Hump dat coff-in up ‘round one more bear-air-end
And I’m in a coffin, and it’s being thrown and bounced down the highway, all black tarmac and spent shock absorbers, motor ringing out its highest falsetto note, three heads a-bobbin’ in time. We are encased in a faded, second-hand, off-cream coloured, gear-box buggered, unpredictable Mini 850, heading home after a fruitless spur-of-the-moment trip to Wodonga.
We are somewhere in the middle of summer: Pete, my best mate; Shu, his best girl; and me. No bags or changes of clothes. No tent, no Jaffle iron or pots. No sunscreen. Nothing to drink. No food.
If ya head needs a bandage, try a roadhouse open sandwich
Pete, the only one with a licence, drives. I’ve unfolded my skinny six foot frame sit into the back seat. Shu rides shotgun.
I try not to think of my unrequited love for Shu. My feelings are known to all but bounded by a deep and mutual platonic affection. The three of us are mates and there is something wonderful about this trio, for all of us, I believe. Still, I catch myself staring too long at the sunlight on her hair, or laughing too loud at one of her jokes, and feel the sharp pierce of an unbridgeable distance. Rules around this are unspoken and understood. She’s Pete’s partner. I’m his mate. She is my friend. Full stop.
All the way up yesterday’s highway we played various mix tapes: works of art, built with utmost care and planning. On the return trip though, the compilations are replaced by my copy of the just released Circus Animals by Cold Chisel. It was, (and still is), a perfect road album, full of the band’s sharpest playing and most impassioned performances. For the first time in the studio, the band had found their sound.

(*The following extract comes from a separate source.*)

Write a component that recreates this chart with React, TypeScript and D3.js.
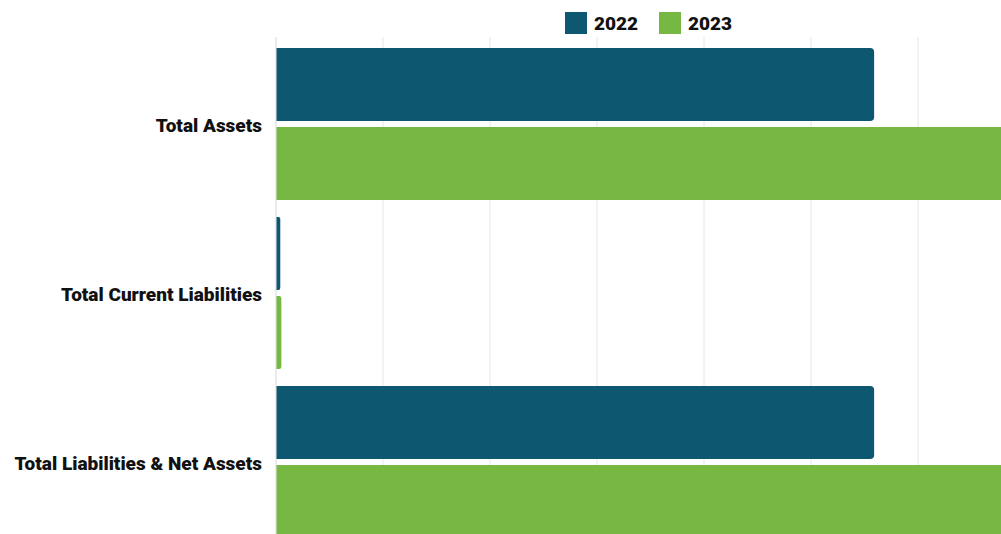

As we head south and the mercury heads north, strange bubbling sounds emanate from under the car’s tiny bonnet. The radiator boils – once, twice, twenty or more times. The staccato journey is spent with six eyes glued to the temperature gauge.
A ritual develops. We stop every few clicks down the road, pile out, put the Phillips tape player on the roof of the wheezing 850 and wait for the radiator to calm and settle. Houndog sittin’ by the side of the road. Then we dance in the dust to heat of Houndog and the rest of Circus Animals. Sometimes I sing screaming into an invisible microphone, bending over like Barnesy. Or there are air guitar solos. Or perhaps the roof of the car doubles as Don Walker’s keyboards. The whole scene shimmers in a smelt of sweat, hot metal, steam and melting tar. Then we refill the radiator and get back in the coffin.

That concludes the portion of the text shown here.